In The Notebook, which opens in Toronto and Montreal on Sept. 26, Hungarian film director Janos Szasz transports a viewer into a Darwinian world where only the fittest survive.

It’s August 1944 and Hungary is at war. A soldier returns from the front and is reunited with his wife and two pre-pubescent twin sons. He stays the night and leaves the following day. Before he departs, he informs the boys that they will spend the remainder of the war with their maternal grandmother on a farm. He asks them to keep a detailed diary of their sojourn in the countryside.

 

Twin brothers in wartime Hungary learn about life the hard way
Twin brothers in wartime Hungary learn about life the hard way

The odyssey they embark upon will leave them stronger, wiser and harder. Indeed, it will turn them into men during a period of about nine months.

Their loving mother accompanies the twins on the train journey. Their grandmother, a coarse, profane, hard-bitten, outsize figure, is estranged from her daughter. Szasz, unconventionally, chooses not to identity any of the characters by their respective names. But over the two hour length of the film, the major ones, albeit nameless, leave quite an impression.

Seemingly inseparable, the boys are devastated when their mother bids them good-bye, leaving them in the care of their gruff grandmother. After keeping them waiting outside for hours, she finally lets them into her spare, unadorned house. The following morning, she puts them to work. “You have to earn your food,” she warns the boys, calling them “bastards” from that point onward.

For much of the rest of the time, she treats them meanly, prompting the boys to toughen themselves up so so they can withstand pain, hunger, cold and her repellent personality. After a while, she no longer intimidates the boys, but continues to torment them.

In sub-plots, they meet a retarded local young woman who accuses them of theft, a German officer with a neck brace who takes a shine to them and an attractive blonde maid who tries to seduce them.

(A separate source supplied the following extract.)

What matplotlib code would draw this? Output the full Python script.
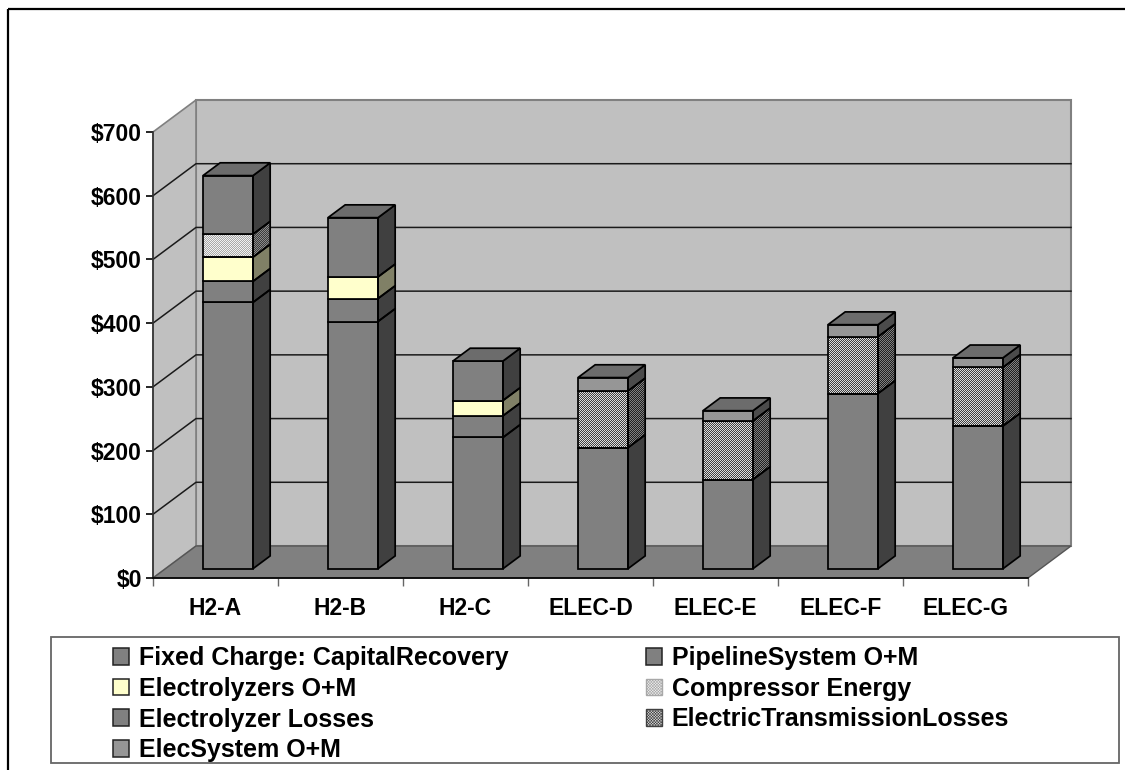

Since the film is mostly set in 1944, the year Germany occupied Hungary and proceeded to deport its Jewish population to Auschwitz, Szasz inserts two scenes relating to Jews into the film.

In the first scene, a Jewish shoemaker gives each of the boys a free pair of boots, an act of kindness they repay when a local woman refers disparagingly to Jews. In the second scene, Jews of a nearby town are led away in a solemn procession, their departure marked by shouted insults from some residents.

A mean grandmother mistreats her two grandchildren
A mean grandmother mistreats her two grandchildren

These incidents, all unfolding in an unforgiving landscape of  war, violence and cruelty, fortify and harden the twins, who are portrayed with poise and polish by the brothers Laszlo and Andras Gyemant.

The Notebook is unrelievedly grim, like Jerzy Kosinski’s arresting and picaresque novel of Nazi-occupied wartime Poland, The Painted Bird. To his credit, Szasz doesn’t pull punches and tells the story unsparingly.